DIRECTION
Retype, please, the listing from its opening line through the line that contains "Chart.register(...registerables);", both included, without the pictures.
——————
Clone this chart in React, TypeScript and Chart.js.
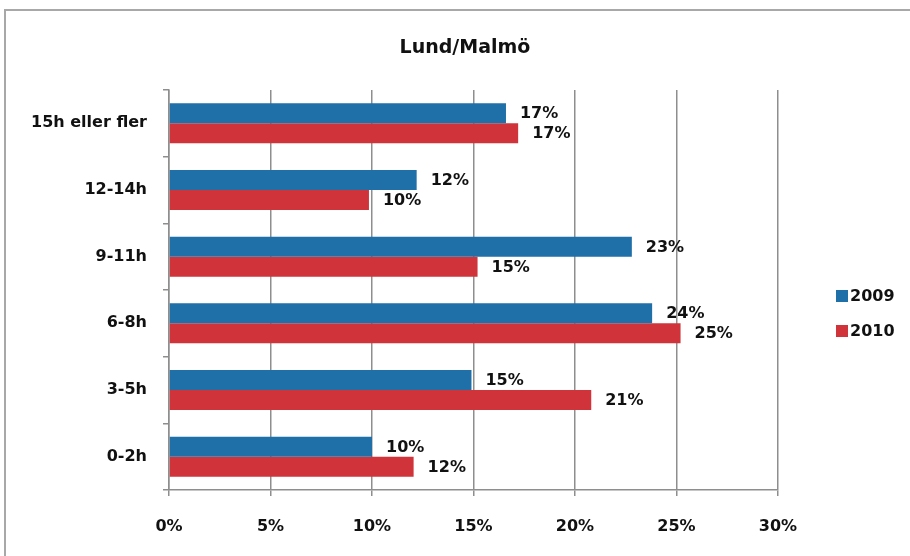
import React, { useEffect, useRef } from "react";
import { Chart, registerables } from "chart.js";

Chart.register(...registerables);

const title = "Lund/Malmö";
const categories = ["15h eller fler", "12-14h", "9-11h", "6-8h", "3-5h", "0-2h"];
const seriesNames = ["2009", "2010"];
const values2009 = [16.6, 12.2, 22.8, 23.8, 14.9, 10.0];
const values2010 = [17.2, 9.85, 15.2, 25.2, 20.8, 12.05];
const seriesColors = ["#1F6FA8", "#D0343A"];
const xTickMax = 30;
const xTickStep = 5;

const FONT = "DejaVu Sans";
const GRID = "#8e8e8e";

const framePlugin = {
  id: "frame",
  beforeDraw(chart: any) {
    const ctx = chart.ctx;
    ctx.save();
    ctx.fillStyle = "#ffffff";
    ctx.fillRect(0, 0, chart.width, chart.height);
    ctx.strokeStyle = "#a8a8a8";
    ctx.lineWidth = 2;
    ctx.strokeRect(5, 10, chart.width + 20, chart.height + 20);
    ctx.fillStyle = "#111111";
    ctx.font = `bold 19px "${FONT}"`;
    ctx.textAlign = "center";
    ctx.textBaseline = "middle";
    ctx.fillText(title, 465, 48);
    ctx.restore();
  },
  afterDatasetsDraw(chart: any) {
    const ctx = chart.ctx;
    ctx.save();
    ctx.font = `bold 16px "${FONT}"`;
    ctx.fillStyle = "#111111";
    ctx.textAlign = "left";
    ctx.textBaseline = "middle";
    chart.data.datasets.forEach((ds: any, di: number) => {
      const meta = chart.getDatasetMeta(di);
      meta.data.forEach((el: any, i: number) => {
        const v = ds.data[i] as number;
        ctx.fillText(Math.round(v) + "%", el.x + 14, el.y + 1);
      });
    });
    // legend
    const legendY = [296, 331];
    chart.data.datasets.forEach((ds: any, di: number) => {
      const y = legendY[di];
      ctx.fillStyle = ds.backgroundColor;
      ctx.fillRect(836, y - 6, 12, 12);
      ctx.fillStyle = "#111111";
      ctx.fillText(ds.label, 850, y + 1);
    });
    ctx.restore();
  },
};

export default function App() {
  const ref = useRef<HTMLCanvasElement | null>(null);
  useEffect(() => {
    if (!ref.current) return;
    const chart = new Chart(ref.current, {
      type: "bar",
      data: {
        labels: categories,
        datasets: [
          { label: seriesNames[0], data: values2009, backgroundColor: seriesColors[0] },
          { label: seriesNames[1], data: values2010, backgroundColor: seriesColors[1] },
        ],
      },
      options: {
        indexAxis: "y",
        responsive: false,
        animation: false,
        devicePixelRatio: 1,
        layout: { padding: { left: 0, right: 132, top: 90, bottom: 0 } },
        datasets: { bar: { categoryPercentage: 0.6, barPercentage: 1.0 } },
        plugins: {
          legend: { display: false },
          title: { display: false },
          tooltip: { enabled: false },
        },
        scales: {
          x: {
            min: 0,
            max: xTickMax,
            afterFit(scale: any) {
              scale.height = 66;
            },
            ticks: {
              stepSize: xTickStep,
              padding: 21,
              color: "#111111",
              font: { family: FONT, size: 16, weight: "bold" },
              callback: (v: any) => v + "%",
            },
            grid: { color: GRID, lineWidth: 1.5, tickLength: 6, drawTicks: true },
            border: { display: true, color: GRID, width: 1.5 },
          },
          y: {
            afterFit(scale: any) {
              scale.width = 169;
            },
            ticks: {
              padding: 16,
              color: "#111111",
              font: { family: FONT, size: 16, weight: "bold" },
            },
            grid: { drawOnChartArea: false, drawTicks: true, tickLength: 6, color: GRID, lineWidth: 1.5, offset: true },
            border: { display: true, color: GRID, width: 1.5 },
          },
        },
      },
      plugins: [framePlugin],
    } as any);
    return () => chart.destroy();
  }, []);
  return (
    <div style={{ position: "absolute", left: 0, top: 0, width: 910, height: 556 }}>
      <canvas ref={ref} width={910} height={556} />
    </div>
  );
}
——————
RESULT OF THIS EXERCISE
Clone this chart in React, TypeScript and Chart.js.
import React, { useEffect, useRef } from "react";
import { Chart, registerables } from "chart.js";

Chart.register(...registerables);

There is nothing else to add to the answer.